■ Exercise instructions
Starting at the first line of the entries below, restate each line exactly until you reach the line with "for a in ages]", and print that one too. Leave the pictures out and stop there.

Plotting code records
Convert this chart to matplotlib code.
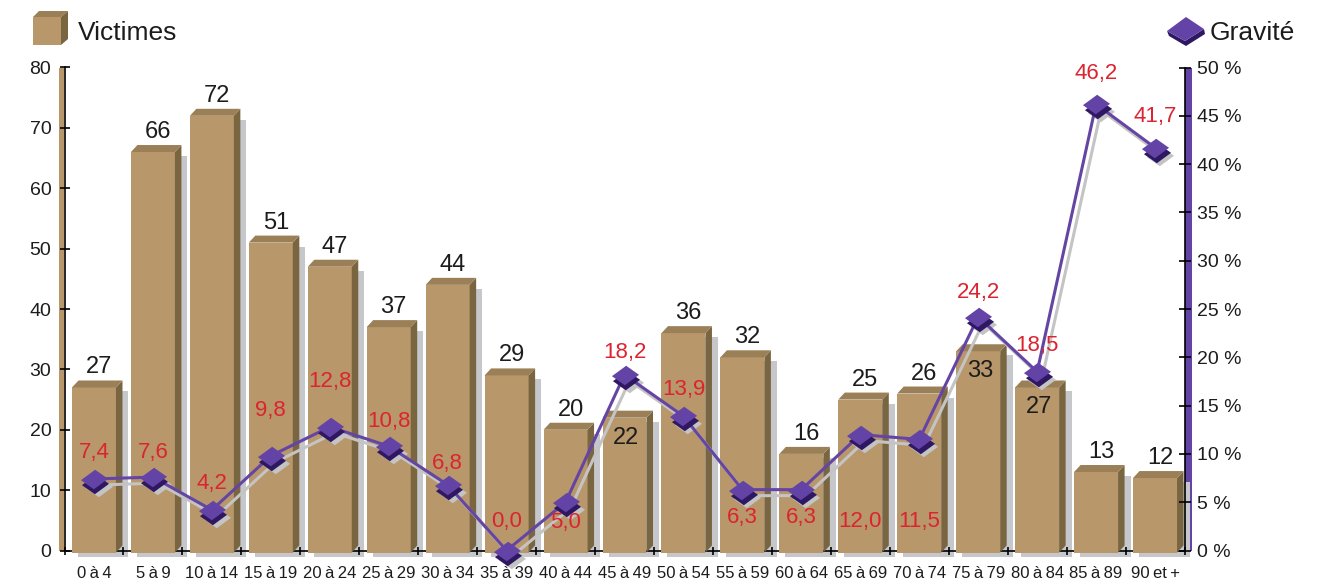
import matplotlib
matplotlib.use("Agg")
import matplotlib.pyplot as plt
from matplotlib.patches import Polygon, Rectangle
from matplotlib import transforms, font_manager

plt.rcParams["font.family"] = ["Liberation Sans", "DejaVu Sans"]

# ---- data ----
ages = ["0 à 4", "5 à 9", "10 à 14", "15 à 19", "20 à 24", "25 à 29", "30 à 34",
        "35 à 39", "40 à 44", "45 à 49", "50 à 54", "55 à 59", "60 à 64", "65 à 69",
        "70 à 74", "75 à 79", "80 à 84", "85 à 89", "90 et +"]
victimes = [27, 66, 72, 51, 47, 37, 44, 29, 20, 22, 36, 32, 16, 25, 26, 33, 27, 13, 12]
gravite = [7.4, 7.6, 4.2, 9.8, 12.8, 10.8, 6.8, 0.0, 5.0, 18.2, 13.9, 6.3, 6.3,
           12.0, 11.5, 24.2, 18.5, 46.2, 41.7]
y_ticks = [0, 10, 20, 30, 40, 50, 60, 70, 80]
pct_ticks = [0, 5, 10, 15, 20, 25, 30, 35, 40, 45, 50]

# label placement (pixels): bar labels inside the bar for these, gravity label offsets
bar_label_inside = {9, 15, 16}
grav_label_dy = [27, 25, 26, 45, 45, 25, 21, 29, -20, 22, 27, -28, -28, -87, -82, 24, 26, 31, 31]

# ---- colours ----
FRONT = "#b8976a"
TOP = "#9a7f57"
SIDE = "#7a6541"
SHADOW = "#c6c7cb"
PURPLE = "#6443a6"
PURPLE_DARK = "#2f1862"
LINE = "#6445a4"
RED = "#dc2430"
TXT = "#1c1c1c"

# condensed face for the age labels if available
try:
    font_manager.findfont("Liberation Sans Narrow", fallback_to_default=False)
    xlab_family = ["Liberation Sans Narrow", "Liberation Sans", "DejaVu Sans"]
    xlab_size = 13.5
    xlab_text = ages
except ValueError:
    xlab_family = ["Liberation Sans", "DejaVu Sans"]
    xlab_size = 12
    xlab_text = [a.replace(" ", "\u2009") for a in ages]

W, H = 1329, 586
fig = plt.figure(figsize=(W / 100, H / 100), dpi=100)
ax_l, ax_r, ax_t, ax_b = 64.5, 1184.5, 67.5, 550.5
ax = fig.add_axes([ax_l / W, 1 - ax_b / H, (ax_r - ax_l) / W, (ax_b - ax_t) / H])
ax2 = ax.twinx()

n = len(ages)
ax.set_xlim(0, n)
ax.set_ylim(0, 80)
ax2.set_ylim(0, 50)
px_x = (ax_r - ax_l) / n
px_y = (ax_b - ax_t) / 80.0

# ---- 3D bars ----
half_w = 22 / px_x
dx = 6.5 / px_x
dy = 7 / px_y
bottom = -2 / px_y
for i, v in enumerate(victimes):
    c = i + 0.5
    x0, x1 = c - half_w, c + half_w
    ax.add_patch(Rectangle((x0 + 6 / px_x, bottom - 4 / px_y), x1 + dx - x0, v - bottom,
                           facecolor=SHADOW, edgecolor="none", zorder=1, clip_on=False))
    ax.add_patch(Rectangle((x0, bottom), x1 - x0, v - bottom,
                           facecolor=FRONT, edgecolor="none", zorder=3, clip_on=False))
    ax.add_patch(Polygon([(x1, bottom), (x1 + dx, bottom + dy), (x1 + dx, v + dy), (x1, v)],
                         closed=True, facecolor=SIDE, edgecolor="none", zorder=3, clip_on=False))
    ax.add_patch(Polygon([(x0, v), (x1, v), (x1 + dx, v + dy), (x0 + dx, v + dy)],
                         closed=True, facecolor=TOP, edgecolor="none", zorder=3, clip_on=False))
    if i in bar_label_inside:
        ax.annotate(str(v), (c, v), xytext=(2 * 0.72, -20 * 0.72), textcoords="offset points",
                    ha="center", va="center", fontsize=17, color=TXT, zorder=6)
    else:
        ax.annotate(str(v), (c, v), xytext=(5 * 0.72, 20 * 0.72), textcoords="offset points",
                    ha="center", va="center", fontsize=17, color=TXT, zorder=6)

# ---- gravity line ----
xs = [i + 0.5 for i in range(n)]
diamond = [(-1, -0.05), (0.05, 0.72), (1, 0.05), (-0.05, -0.72), (-1, -0.05)]


def shifted(px, py):
    return ax2.transData + transforms.ScaledTranslation(px / 100, py / 100, fig.dpi_scale_trans)


MS = 19.5
ax2.plot(xs, gravite, color="#c4c4c4", lw=2.2, transform=shifted(5, -6), zorder=1, clip_on=False)
ax2.plot(xs, gravite, ls="none", marker=diamond, ms=MS, mfc="#c4c4c4", mec="none",
         transform=shifted(5, -8), zorder=1.5, clip_on=False)
ax2.plot(xs, gravite, color=LINE, lw=2.2, zorder=2, clip_on=False)
ax2.plot(xs, gravite, ls="none", marker=diamond, ms=MS, mfc=PURPLE_DARK, mec="none",
         transform=shifted(1.5, -5), zorder=3, clip_on=False)
ax2.plot(xs, gravite, ls="none", marker=diamond, ms=MS, mfc=PURPLE, mec="none",
         zorder=4, clip_on=False)
for x, g, d in zip(xs, gravite, grav_label_dy):
    ax2.annotate(f"{g:.1f}".replace(".", ","), (x, g), xytext=(0, d * 0.72),
                 textcoords="offset points", ha="center", va="center",
                 fontsize=16, color=RED, zorder=6)

# ---- axes styling ----
for a in (ax, ax2):
    a.spines["top"].set_visible(False)
    a.patch.set_visible(False)
ax.spines["right"].set_visible(False)
ax2.spines["left"].set_visible(False)
ax2.spines["bottom"].set_visible(False)
for s in ("left", "bottom"):
    ax.spines[s].set_color("black")
    ax.spines[s].set_linewidth(1.2)
ax2.spines["right"].set_color("black")
ax2.spines["right"].set_linewidth(1.2)

ax.set_yticks(y_ticks)
ax.set_yticklabels([str(t) for t in y_ticks])
ax.tick_params(axis="y", direction="inout", length=7, width=1.2, pad=6,
               labelsize=14, labelcolor=TXT)
ax.set_xticks(range(n + 1))
ax.set_xticklabels([])
ax.set_xticks(xs, minor=True)
ax.set_xticklabels(xlab_text, minor=True)
for t in ax.get_xticklabels(minor=True):
    t.set_fontfamily(xlab_family)
    t.set_fontsize(xlab_size)
    t.set_color(TXT)
ax.tick_params(axis="x", which="major", direction="inout", length=6, width=1.2)
ax.tick_params(axis="x", which="minor", length=0, pad=11)

ax2.set_yticks(pct_ticks)
ax2.set_yticklabels([f"{t} %" for t in pct_ticks])
ax2.tick_params(axis="y", direction="inout", length=8, width=1.2, pad=5,
                labelsize=14, labelcolor=TXT)

# ---- decorations: axis walls and legend ----
ov = fig.add_axes([0, 0, 1, 1], zorder=-1)
ov.set_xlim(0, W)
ov.set_ylim(H, 0)
ov.axis("off")
ov.add_patch(Rectangle((59, ax_t), 4.5, ax_b - ax_t, facecolor=FRONT, edgecolor="none"))
ov.add_patch(Rectangle((1185, ax_t), 6.5, ax_b - ax_t, facecolor=PURPLE, edgecolor="none"))

lg = fig.add_axes([0, 0, 1, 1], zorder=5)
lg.set_xlim(0, W)
lg.set_ylim(H, 0)
lg.axis("off")
lg.add_patch(Polygon([(33, 17), (61, 17), (61, 45), (33, 45)], facecolor=FRONT, edgecolor="none"))
lg.add_patch(Polygon([(33, 17), (39, 11), (68, 11), (61, 17)], facecolor=TOP, edgecolor="none"))
lg.add_patch(Polygon([(61, 17), (68, 11), (68, 39), (61, 45)], facecolor=SIDE, edgecolor="none"))
lg.text(78, 33, "Victimes", fontsize=19, color=TXT, va="center", ha="left")

lg.add_patch(Polygon([(1167, 31), (1169, 36), (1186, 46), (1205, 34), (1204, 29), (1185, 41)],
                     facecolor=PURPLE_DARK, edgecolor="none"))
lg.add_patch(Polygon([(1167, 31), (1186, 17), (1204, 29), (1185, 41)],
                     facecolor=PURPLE, edgecolor="none"))
lg.text(1210, 33, "Gravité", fontsize=19, color=TXT, va="center", ha="left")

fig.savefig("out.png", dpi=100)
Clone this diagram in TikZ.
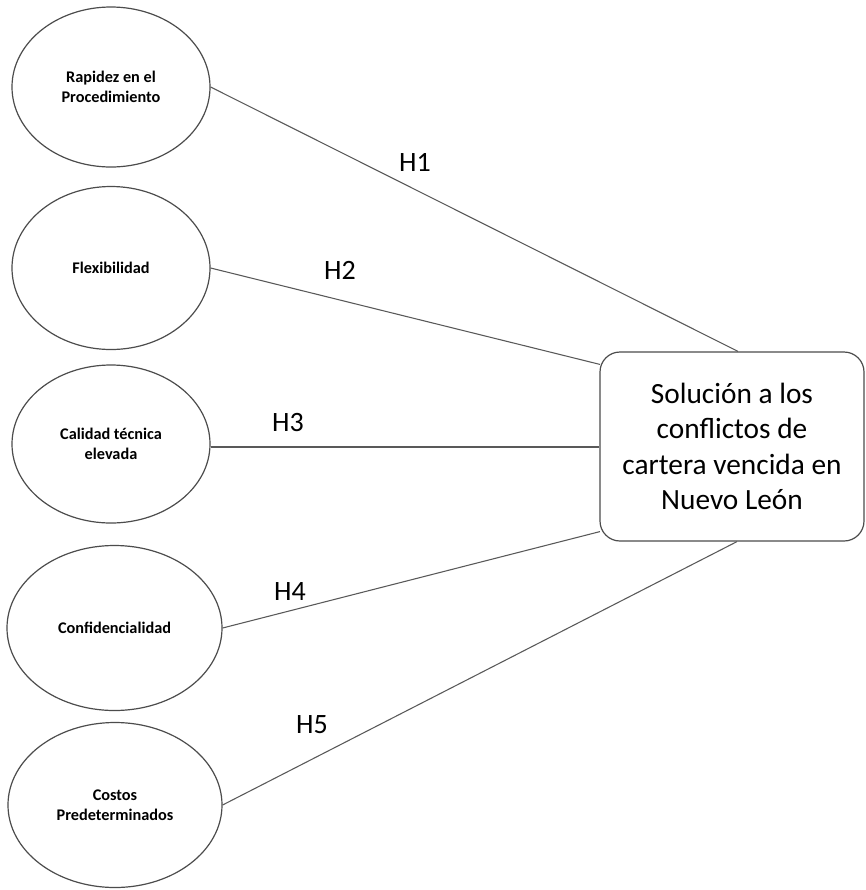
\documentclass[tikz,border=0pt]{standalone}
\usepackage{fontspec}
\setmainfont{Carlito}
\usetikzlibrary{shapes.geometric,calc}
\begin{document}
\begin{tikzpicture}[x=0.75pt,y=-0.75pt,
  var/.style={ellipse,draw=black!70,line width=0.9pt,inner sep=0pt,align=center,
    font=\fontsize{12.2}{15}\selectfont\bfseries},
  mainbox/.style={rectangle,rounded corners=15pt,draw=black!70,line width=0.9pt,
    minimum width=198pt,minimum height=141.75pt,inner sep=0pt,align=center,
    font=\fontsize{22}{26.5}\selectfont},
  link/.style={draw=black!65,line width=0.8pt},
  hyp/.style={font=\fontsize{21}{25}\selectfont,inner sep=0pt}]
\useasboundingbox[fill=white] (0,0) rectangle (866,890);
\node[var,minimum width=148.5pt,minimum height=120pt] (e1) at (111,87) {Rapidez en el\\Procedimiento};
\node[var,minimum width=148.5pt,minimum height=122.25pt] (e2) at (111,268) {Flexibilidad};
\node[var,minimum width=148.5pt,minimum height=118.5pt] (e3) at (111,444) {Calidad técnica\\elevada};
\node[var,minimum width=161.25pt,minimum height=123.75pt] (e4) at (114.5,628) {Confidencialidad};
\node[var,minimum width=160.5pt,minimum height=123.75pt] (e5) at (115,805) {Costos\\Predeterminados};
\node[mainbox] (box) at (732,446.5) {Solución a los\\conflictos de\\cartera vencida en\\Nuevo León};
\coordinate (t1) at ($(box.north)+(6,0)$);
\coordinate (t2) at ($(box.north west)+(0.5,13)$);
\coordinate (t4) at ($(box.south west)+(0.5,-10)$);
\coordinate (t5) at ($(box.south)+(5,0)$);
\draw[link] (e1.east) -- (t1);
\draw[link] (e2.east) -- (t2);
\draw[link] (e3.east |- 0,447) -- (box.west |- 0,447);
\draw[link] (e4.east) -- (t4);
\draw[link] (e5.east) -- (t5);
\node[hyp] (h1) at (415,162) {H1};
\node[hyp] (h2) at (340,270) {H2};
\node[hyp] (h3) at (288,423) {H3};
\node[hyp] (h4) at (290,592) {H4};
\node[hyp] (h5) at (312,725) {H5};
\end{tikzpicture}
\end{document}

■ Answer to the problem
Convert this chart to matplotlib code.
import matplotlib
matplotlib.use("Agg")
import matplotlib.pyplot as plt
from matplotlib.patches import Polygon, Rectangle
from matplotlib import transforms, font_manager

plt.rcParams["font.family"] = ["Liberation Sans", "DejaVu Sans"]

# ---- data ----
ages = ["0 à 4", "5 à 9", "10 à 14", "15 à 19", "20 à 24", "25 à 29", "30 à 34",
        "35 à 39", "40 à 44", "45 à 49", "50 à 54", "55 à 59", "60 à 64", "65 à 69",
        "70 à 74", "75 à 79", "80 à 84", "85 à 89", "90 et +"]
victimes = [27, 66, 72, 51, 47, 37, 44, 29, 20, 22, 36, 32, 16, 25, 26, 33, 27, 13, 12]
gravite = [7.4, 7.6, 4.2, 9.8, 12.8, 10.8, 6.8, 0.0, 5.0, 18.2, 13.9, 6.3, 6.3,
           12.0, 11.5, 24.2, 18.5, 46.2, 41.7]
y_ticks = [0, 10, 20, 30, 40, 50, 60, 70, 80]
pct_ticks = [0, 5, 10, 15, 20, 25, 30, 35, 40, 45, 50]

# label placement (pixels): bar labels inside the bar for these, gravity label offsets
bar_label_inside = {9, 15, 16}
grav_label_dy = [27, 25, 26, 45, 45, 25, 21, 29, -20, 22, 27, -28, -28, -87, -82, 24, 26, 31, 31]

# ---- colours ----
FRONT = "#b8976a"
TOP = "#9a7f57"
SIDE = "#7a6541"
SHADOW = "#c6c7cb"
PURPLE = "#6443a6"
PURPLE_DARK = "#2f1862"
LINE = "#6445a4"
RED = "#dc2430"
TXT = "#1c1c1c"

# condensed face for the age labels if available
try:
    font_manager.findfont("Liberation Sans Narrow", fallback_to_default=False)
    xlab_family = ["Liberation Sans Narrow", "Liberation Sans", "DejaVu Sans"]
    xlab_size = 13.5
    xlab_text = ages
except ValueError:
    xlab_family = ["Liberation Sans", "DejaVu Sans"]
    xlab_size = 12
    xlab_text = [a.replace(" ", "\u2009") for a in ages]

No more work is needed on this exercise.